French chefs have been opening fine restaurants stateside for years, but up until about a decade ago, the opposite would have been almost unthinkable. Now, bright young things from New York, Chicago and Seattle are behind some of the City of Light’s most-hyped, hardest-to-get-into establishments.

Chefs such as Spring’s Daniel Rose, or Braden Perkins and Laura Adrian, the pair behind the Hidden Kitchen and the new Verjus, are bringing a fresh energy to Paris’ somewhat rigid fine-dining scene and infusing it with American eclecticism.

“Food in France has taken a lot of hits over the years … and they were pretty slow to acknowledge that it was going downhill,” said pastry chef-turned-writer David Lebovitz, one of a handful of American food bloggers who cover the Paris food scene.

“I think we’re now on the cusp of a real renaissance here” — thanks in part, he said, to this nouvelle crop of American-born or trained restaurateurs.

It used to be that French-American culinary exchanges followed the model established by Julia Child: Americans came to France to study and then went home to impart their wisdom, or simply to cook. Child attended Paris’ renowned Cordon Bleu culinary school in the 1940s, then returned to the U.S. to educate her compatriots on the art of French cuisine.

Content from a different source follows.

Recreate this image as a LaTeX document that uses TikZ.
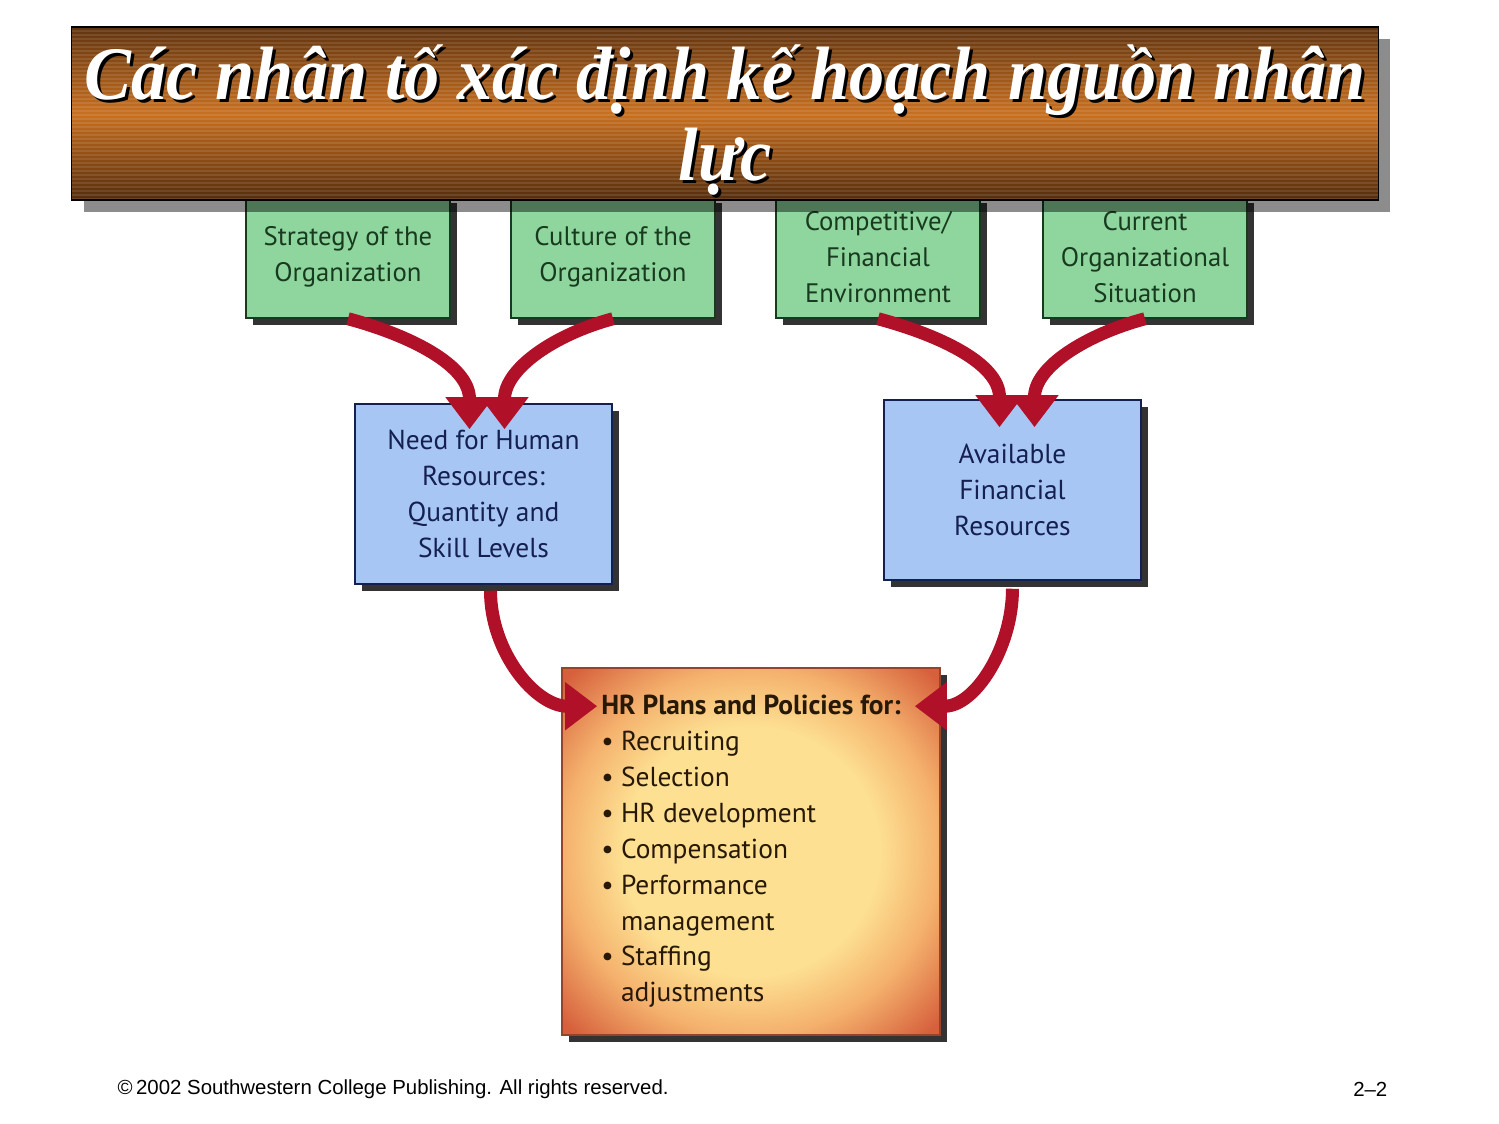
\documentclass[tikz,border=0pt]{standalone}
\usepackage{fontspec}
\usepackage{tikz}
\usetikzlibrary{calc,shadows,arrows.meta}

\newfontfamily\boxfont{PT Sans}
\newfontfamily\titlefont[FakeStretch=0.93]{Liberation Serif}
\newfontfamily\footfont{Liberation Sans}

\definecolor{factgreen}{RGB}{142,214,158}
\definecolor{factdark}{RGB}{24,58,30}
\definecolor{resblue}{RGB}{168,198,244}
\definecolor{resdark}{RGB}{20,32,80}
\definecolor{hrcenter}{RGB}{253,224,146}
\definecolor{hrmid}{RGB}{244,176,108}
\definecolor{hredge}{RGB}{214,96,60}
\definecolor{hrdark}{RGB}{40,24,6}
\definecolor{arrowred}{RGB}{176,16,40}
\definecolor{woodtop}{RGB}{96,52,16}
\definecolor{woodmid}{RGB}{200,112,32}
\definecolor{woodbot}{RGB}{84,44,12}
\pgfdeclareradialshading{hrglow}{\pgfpoint{0bp}{0bp}}{color(0bp)=(hrcenter); color(17bp)=(hrcenter); color(25bp)=(hrmid); color(34bp)=(hredge); color(50bp)=(hredge)}

\begin{document}
\begin{tikzpicture}[x=0.01cm, y=-0.01cm,
    factorbox/.style={draw=factdark, fill=factgreen, text=factdark, minimum width=2.04cm, minimum height=1.22cm, align=center,
        font=\boxfont\fontsize{7.6}{10.2}\selectfont, drop shadow={shadow xshift=0.07cm, shadow yshift=-0.07cm, fill=black, opacity=0.8}},
    resbox/.style={draw=resdark, fill=resblue, text=resdark, minimum width=2.57cm, minimum height=1.8cm, align=center,
        font=\boxfont\fontsize{7.8}{10.3}\selectfont, drop shadow={shadow xshift=0.07cm, shadow yshift=-0.07cm, fill=black, opacity=0.8}},
    planbox/.style={draw=hredge!70!black, shading=hrglow, text=hrdark, minimum width=3.78cm, minimum height=3.67cm, align=left,
        font=\boxfont\fontsize{7.8}{10.2}\selectfont, drop shadow={shadow xshift=0.07cm, shadow yshift=-0.07cm, fill=black, opacity=0.8}},
    banner/.style={draw=black, minimum width=13.06cm, minimum height=1.73cm, top color=woodtop, bottom color=woodbot, middle color=woodmid,
        drop shadow={shadow xshift=0.12cm, shadow yshift=-0.12cm, fill=black, opacity=0.45},
        path picture={\foreach \k in {1,...,43} \draw[white, opacity=0.1, line width=0.015cm]
            ([yshift=-\k*0.04cm]path picture bounding box.north west) -- ([yshift=-\k*0.04cm]path picture bounding box.north east);}},
    titletext/.style={anchor=base, font=\titlefont\bfseries\itshape\fontsize{21.5}{23}\selectfont},
    flowarrow/.style={arrowred, line width=0.13cm, -{Triangle[width=0.46cm, length=0.32cm]}},
    footnote/.style={font=\footfont\fontsize{5.8}{7}\selectfont, text=black, inner sep=0pt}]

    \useasboundingbox (0,0) rectangle (1499,1124);

    \node[factorbox] (strat) at (348,257) {Strategy of the\\Organization};
    \node[factorbox] (cult) at (613,257) {Culture of the\\Organization};
    \node[factorbox] (comp) at (878,257) {Competitive/\\Financial\\Environment};
    \node[factorbox] (curr) at (1145,257) {Current\\Organizational\\Situation};

    \node[banner] (banner) at (725,113.5) {};
    \node[titletext, text=black] (title1s) at (728,103) {Các nhân tố xác định kế hoạch nguồn nhân};
    \node[titletext, text=white] (title1) at (725,100) {Các nhân tố xác định kế hoạch nguồn nhân};
    \node[titletext, text=black] (title2s) at (728,183) {lực};
    \node[titletext, text=white] (title2) at (725,180) {lực};

    \node[resbox] (need) at (483.5,494) {Need for Human\\Resources:\\Quantity and\\Skill Levels};
    \node[resbox] (fin) at (1012.5,490) {Available\\Financial\\Resources};

    \node[planbox] (hr) at (751,851.5) {\textbf{HR Plans and Policies for:}\\
        • Recruiting\\
        • Selection\\
        • HR development\\
        • Compensation\\
        • Performance\\
        \phantom{• }management\\
        • Staffing\\
        \phantom{• }adjustments};

    \draw[flowarrow] (strat.south) to[out=-15, in=90] ($(need.north)+(-14,26)$);
    \draw[flowarrow] (cult.south) to[out=195, in=90] ($(need.north)+(21,26)$);
    \draw[flowarrow] (comp.south) to[out=-15, in=90] ($(fin.north)+(-13,28)$);
    \draw[flowarrow] (curr.south) to[out=195, in=90] ($(fin.north)+(22,28)$);
    \draw[flowarrow] ($(need.south)+(7,6)$) to[out=-90, in=180] ($(hr.north west)+(36,39)$);
    \draw[flowarrow] ($(fin.south)+(0,8)$) to[out=-90, in=0] ($(hr.north east)+(-26,39)$);

    \node[footnote, anchor=west] (copy) at (117,1089) {©\,2002 Southwestern College Publishing. All rights reserved.};
    \node[footnote, anchor=east] (page) at (1388,1089) {2–2};
\end{tikzpicture}
\end{document}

The new generation of American chefs here has dispensed with the going home part.

Mr. Rose, the thirty-something behind Spring — Paris’ hardest-to-come-by table, according to Le Figaro newspaper — moved here as a 19-year-old college student primarily, he said, out of laziness.

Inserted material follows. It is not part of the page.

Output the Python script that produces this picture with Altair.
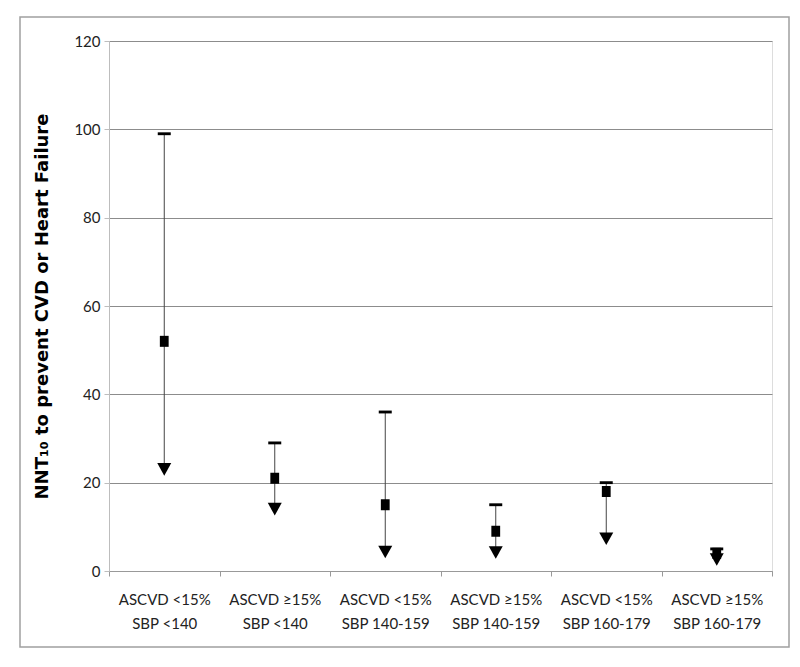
import altair as alt
import pandas as pd

line1 = ["ASCVD <15%", "ASCVD ≥15%", "ASCVD <15%", "ASCVD ≥15%", "ASCVD <15%", "ASCVD ≥15%"]
line2 = ["SBP <140", "SBP <140", "SBP 140-159", "SBP 140-159", "SBP 160-179", "SBP 160-179"]
upper = [99, 29, 36, 15, 20, 5]
point = [52, 21, 15, 9, 18, 4]
lower = [23, 14, 4.3, 4.2, 7.3, 2.6]
y_ticks = [0, 20, 40, 60, 80, 100, 120]

cats = [a + "\n" + b for a, b in zip(line1, line2)]
df = pd.DataFrame({"cat": cats, "upper": upper, "point": point, "lower": lower})

FONT = "Lato"

x = alt.X("cat:N", sort=cats, title=None,
          scale=alt.Scale(paddingInner=0, paddingOuter=0),
          axis=alt.Axis(labelAngle=0, tickBand="extent",
                        labelExpr="split(datum.label, '\\n')",
                        labelFont=FONT, labelFontSize=15, labelLineHeight=24,
                        labelColor="#222", labelPadding=16,
                        domainColor="#999", tickColor="#999", tickSize=5))
yscale = alt.Scale(domain=[0, 120], nice=False)
yaxis = alt.Axis(values=y_ticks, grid=True, gridColor="#8c8c8c", gridWidth=1,
                 domainColor="#bdbdbd", tickColor="#bdbdbd", tickSize=5,
                 labelFont=FONT, labelFontSize=15, labelColor="#222", labelPadding=4,
                 title="NNT₁₀ to prevent CVD or Heart Failure",
                 titleFont="DejaVu Sans", titleFontWeight="bold", titleFontSize=18,
                 titleColor="#000", titlePadding=22)

base = alt.Chart(df)

rule = base.mark_rule(color="#444", strokeWidth=1).encode(
    x=x, y=alt.Y("upper:Q", scale=yscale, axis=yaxis), y2="lower:Q")

dash = base.mark_point(shape="M-1,-0.22L1,-0.22L1,0.22L-1,0.22Z", filled=True,
                       color="#000", opacity=1, size=169).encode(
    x=x, y=alt.Y("upper:Q", scale=yscale))

sq = base.mark_point(shape="M-0.8,-1L0.8,-1L0.8,1L-0.8,1Z", filled=True,
                     color="#000", opacity=1, size=121).encode(
    x=x, y=alt.Y("point:Q", scale=yscale))

tri = base.mark_point(shape="M-1,-0.9L1,-0.9L0,0.9Z", filled=True,
                      color="#000", opacity=1, size=196).encode(
    x=x, y=alt.Y("lower:Q", scale=yscale))

frame = alt.Chart(pd.DataFrame({"a": [0]})).mark_rect(
    fill=None, stroke="#a0a0a0", strokeWidth=1.5).encode(
    x=alt.value(-89), x2=alt.value(680), y=alt.value(-24), y2=alt.value(606))

chart = alt.layer(frame, rule, dash, sq, tri).properties(
    width=663, height=530,
    padding={"left": 101, "top": 33, "right": 20, "bottom": 80},
    autosize="none",
).configure_view(stroke=None).configure(background="white")

chart.save("out.html", embed_options={"renderer": "svg", "actions": False})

“I wanted to finish university in a place where I thought it would be really easy. And I thought, ‘The American University of Paris — English is my first language, it’s not everyone else’s, I probably have a pretty good chance,’ ” Mr. Rose said. He said he went to cooking school for largely the same reason.

After a series of apprenticeships with top French chefs, he opened the first incarnation of Spring, a 16-seat restaurant where the centerpiece was an open kitchen where Mr. Rose held court as he prepared the food — single-handedly at first.

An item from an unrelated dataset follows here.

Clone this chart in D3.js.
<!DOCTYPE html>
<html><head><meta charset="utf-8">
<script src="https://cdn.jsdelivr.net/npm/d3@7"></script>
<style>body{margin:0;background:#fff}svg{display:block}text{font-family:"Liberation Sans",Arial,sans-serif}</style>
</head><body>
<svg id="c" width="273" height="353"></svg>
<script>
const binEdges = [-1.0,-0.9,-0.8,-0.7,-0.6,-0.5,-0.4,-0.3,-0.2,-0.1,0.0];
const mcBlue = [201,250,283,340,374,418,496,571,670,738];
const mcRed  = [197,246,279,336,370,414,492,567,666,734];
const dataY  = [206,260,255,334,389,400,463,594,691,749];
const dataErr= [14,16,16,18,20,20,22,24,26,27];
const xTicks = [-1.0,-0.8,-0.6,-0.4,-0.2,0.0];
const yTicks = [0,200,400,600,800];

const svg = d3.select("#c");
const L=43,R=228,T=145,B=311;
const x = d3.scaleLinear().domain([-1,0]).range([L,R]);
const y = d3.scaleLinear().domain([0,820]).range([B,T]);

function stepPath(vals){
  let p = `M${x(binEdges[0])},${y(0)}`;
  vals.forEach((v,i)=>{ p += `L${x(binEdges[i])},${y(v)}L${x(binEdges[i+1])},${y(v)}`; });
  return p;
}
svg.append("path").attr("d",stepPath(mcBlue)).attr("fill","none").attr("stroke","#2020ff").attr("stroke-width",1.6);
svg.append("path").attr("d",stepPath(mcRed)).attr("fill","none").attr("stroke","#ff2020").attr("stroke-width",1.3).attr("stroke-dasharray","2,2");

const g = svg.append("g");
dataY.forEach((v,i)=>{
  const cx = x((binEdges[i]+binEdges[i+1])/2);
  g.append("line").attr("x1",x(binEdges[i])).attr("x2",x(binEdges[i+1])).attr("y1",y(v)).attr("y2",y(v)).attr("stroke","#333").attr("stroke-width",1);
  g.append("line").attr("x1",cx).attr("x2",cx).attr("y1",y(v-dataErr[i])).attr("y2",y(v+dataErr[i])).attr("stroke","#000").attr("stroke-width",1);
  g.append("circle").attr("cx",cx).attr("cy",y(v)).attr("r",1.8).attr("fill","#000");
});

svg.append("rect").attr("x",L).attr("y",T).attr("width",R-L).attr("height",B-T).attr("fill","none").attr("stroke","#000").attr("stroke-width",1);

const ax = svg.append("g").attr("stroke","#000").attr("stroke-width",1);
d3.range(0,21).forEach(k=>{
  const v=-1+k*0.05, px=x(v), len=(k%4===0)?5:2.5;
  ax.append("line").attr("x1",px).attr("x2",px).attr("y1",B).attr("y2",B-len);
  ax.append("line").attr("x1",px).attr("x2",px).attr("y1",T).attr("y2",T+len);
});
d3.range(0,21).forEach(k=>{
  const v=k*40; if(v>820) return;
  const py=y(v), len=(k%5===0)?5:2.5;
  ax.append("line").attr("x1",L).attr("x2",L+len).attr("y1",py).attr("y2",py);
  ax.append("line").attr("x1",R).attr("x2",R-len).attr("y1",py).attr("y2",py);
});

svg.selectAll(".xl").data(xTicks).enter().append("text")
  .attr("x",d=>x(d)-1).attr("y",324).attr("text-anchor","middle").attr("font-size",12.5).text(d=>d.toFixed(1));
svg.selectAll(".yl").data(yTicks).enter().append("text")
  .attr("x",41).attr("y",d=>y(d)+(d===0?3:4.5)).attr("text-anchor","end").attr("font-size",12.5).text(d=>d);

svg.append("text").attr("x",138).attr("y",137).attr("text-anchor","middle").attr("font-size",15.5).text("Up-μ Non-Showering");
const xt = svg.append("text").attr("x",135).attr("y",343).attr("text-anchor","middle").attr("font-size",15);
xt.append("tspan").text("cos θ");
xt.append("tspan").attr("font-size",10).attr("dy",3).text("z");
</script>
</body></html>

“Everybody in the world loves a French restaurant and my project was to try to discover what was essential about a French restaurant. … And by paring it down to the essence, I was feeding [my clients] French food that they hadn’t seen in a long time,” said Mr. Rose in an interview in Spring’s new 28-seat location near the Louvre museum.

“It was a novelty. I was the American who opened the restaurant that all the French people wanted to open,” he said.

Mr. Rose has the reputation of being the French-EST of Paris’ American chefs, and the menu at Spring is unapologetically Gallic: There’s no Franco-American fusion, none of the catering to special dietary needs that’s become almost de rigueur in the U.S. — just a constantly changing medley of French classics made from top-notch, in-season products.

Taking the opposite tack is Marc Grossman, a New York filmmaker-turned-restaurateur who has set about Americanizing the way the French eat. In the land of the cote de boeuf, foie gras and escargot, Mr. Grossman founded two vegetarian eateries, Bob’s Juice Bar and Bob’s Kitchen.

“I think people are always looking for something different, and in carnivorous Paris I guess you could say we’re exotic,” said Mr. Grossman, whose ever-changing menu of smoothies, meat-free burgers and grain-packed muffins were the stuff of a minor culinary revolution when he first opened in 2006. “From the beginning, the response has been enthusiastic, and our customers have been unusually regular.”